# Excision distal coccygectomy and perineal cystic mass



## marycpc (Apr 9, 2012)

I need help coding this. Any assistance would be appreciated.

The op reads as follows:

After the patient was intubated, she was rolled in the prone jackknife position. Care was taken to avoid traction to her brachial plexus. Her buttocks were then prepped in the usual sterile fashion. An Ioban dressing was placed over her buttocks and perineum to keep the ans isolated from our incision. A pericoccygeal incision was made, sharply carried down to the skin and subcutaneous tissues to the cystic lesion. We dissected all around the cystic lesion trying to encompass the rim of normal fatty tissue around this and it was adherent and stuck right on the tip of the coccyx. I do not know if it was actually a part of it or not, but I decided to remove approximately distal 2 cm of coccyx.After this was done the wound was copiously irrigated. All dissection planes were inspected and seen to be hemostatic. The wound was then closed in layers. Two deep layers of interrupted 2-0 Vicryl stitches, a running 3-0 Vicryl and a deep dermal 3-0 Vicryl stitch. Dermabond was placed over the skin. The patient was then allowed to roll back supine. Dermabond was allowed to dry. The patient was taken to the recovery room in stable condition having tolerated the procedure well.

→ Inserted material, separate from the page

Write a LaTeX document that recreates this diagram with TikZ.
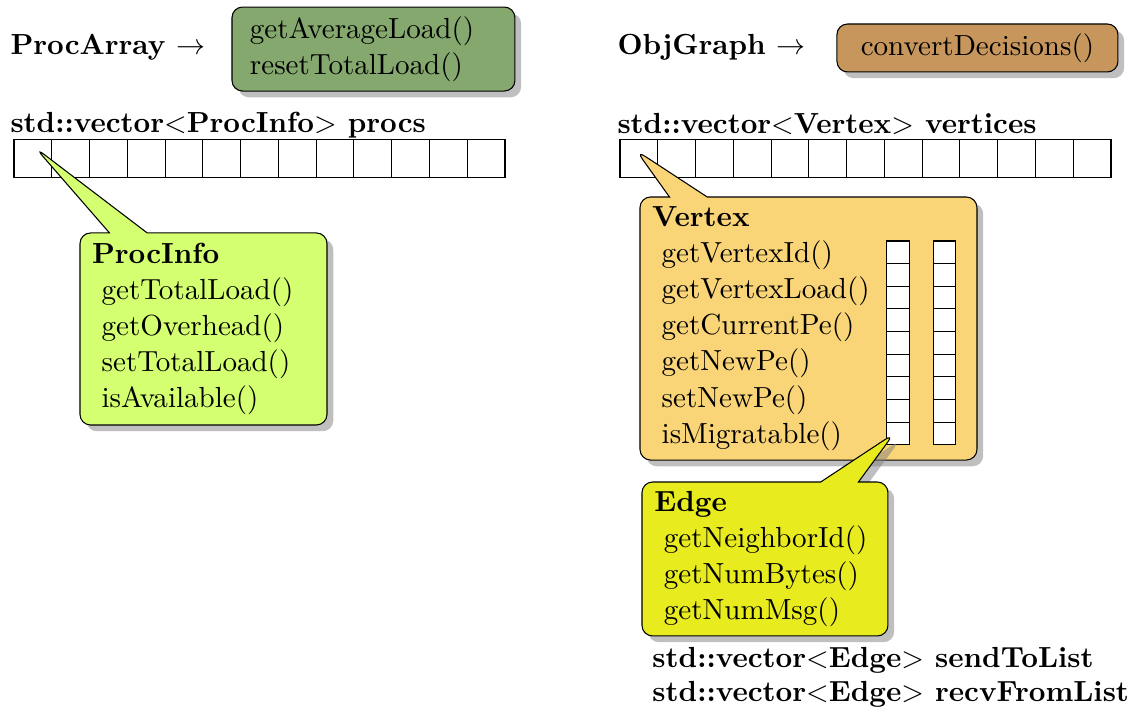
\documentclass[11pt,tikz,border=0pt]{standalone}
\usetikzlibrary{shapes.callouts,shadows}

\definecolor{loadgreen}{RGB}{132,168,110}
\definecolor{decbrown}{RGB}{198,150,92}
\definecolor{infolime}{RGB}{212,255,112}
\definecolor{vertorange}{RGB}{250,213,120}
\definecolor{edgeyellow}{RGB}{232,236,30}
\newcommand{\ind}{\hspace*{3.6pt}}

\begin{document}
\begin{tikzpicture}[
  cell/.style={draw,fill=white,minimum size=0.5cm,inner sep=0pt},
  smallcell/.style={draw,fill=white,minimum size=0.3cm,inner sep=0pt},
  title/.style={anchor=base west,inner sep=0pt,font=\bfseries},
  methods/.style={draw,rounded corners,drop shadow,inner ysep=0pt},
  info/.style={rectangle callout,draw,rounded corners,drop shadow,
    callout pointer width=0.5cm,align=left,inner xsep=0.16cm,inner ysep=0pt}]

\useasboundingbox (0,0) rectangle (14.933,-9.412);

% class headers
\node[title] (procArray) at (0.132,-0.715) {ProcArray $\rightarrow$};
\node[methods,fill=loadgreen,minimum width=3.746cm,minimum height=1.112cm,
  text width=3.27cm,inner xsep=0.238cm,align=left] (loadMethods) at (4.944,-0.649)
  {getAverageLoad()\\resetTotalLoad()};

\node[title] (objGraph) at (8.168,-0.715) {ObjGraph $\rightarrow$};
\node[methods,fill=decbrown,minimum width=3.72cm,minimum height=0.635cm] (graphMethods)
  at (12.94,-0.635) {convertDecisions()};

% arrays
\node[title] (procsLabel) at (0.132,-1.76) {std::vector$<$ProcInfo$>$ procs};
\node[title] (vertLabel) at (8.168,-1.77) {std::vector$<$Vertex$>$ vertices};

\foreach \i in {0,...,12} {
  \node[cell] (p\i) at (0.435+0.5*\i,-2.098) {};
  \node[cell] (v\i) at (8.458+0.5*\i,-2.098) {};
}

% callouts
\node[info,fill=infolime,minimum width=3.27cm,minimum height=2.542cm,text width=2.95cm,
  callout absolute pointer={([xshift=1pt,yshift=4pt]p0.center)}] (procInfo) at (2.694,-4.355)
  {\textbf{ProcInfo}\\\ind getTotalLoad()\\\ind getOverhead()\\\ind setTotalLoad()\\\ind isAvailable()};

\node[info,fill=vertorange,minimum width=4.461cm,minimum height=3.482cm,text width=4.14cm,
  callout absolute pointer={([xshift=-1pt,yshift=3pt]v0.center)}] (vertex) at (10.703,-4.349)
  {\textbf{Vertex}\\\ind getVertexId()\\\ind getVertexLoad()\\\ind getCurrentPe()\\\ind getNewPe()\\\ind setNewPe()\\\ind isMigratable()};

\foreach \i in {0,...,8} {
  \node[smallcell] (a\i) at (11.888,-3.34-0.3*\i) {};
  \node[smallcell] (b\i) at (12.503,-3.34-0.3*\i) {};
}

\node[info,fill=edgeyellow,minimum width=3.256cm,minimum height=2.038cm,text width=2.93cm,
  callout absolute pointer={([xshift=-1.5pt]a8.center)}] (edge) at (10.127,-7.4)
  {\textbf{Edge}\\\ind getNeighborId()\\\ind getNumBytes()\\\ind getNumMsg()};

\node[title] (sendList) at (8.631,-8.83) {std::vector$<$Edge$>$ sendToList};
\node[title] (recvList) at (8.631,-9.293) {std::vector$<$Edge$>$ recvFromList};
\end{tikzpicture}
\end{document}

I thought 11406 and 27080? But only part of the coccyx was removed. Please help.

Thanks bunches! Mary


----------



## Lujanwj (Apr 12, 2012)

I'd try 27080.  Code doesn't state Complete or Partial just -ectomy.  Removal of the lesion would be incidental to the more extensive procedure.


----------



## colorectal surgeon (Apr 12, 2012)

Oh I wouldn't use 11406.  That's not right here. I code these as 49215 which is a pre sacral tumor excision.  There's plenty of different types of tumors in this category and a cystic lesion certainly fits.  Your doctor will appreciate you! I'm not sure if coccygectomy is bundled with this code or not.  I wouldn't think so.


----------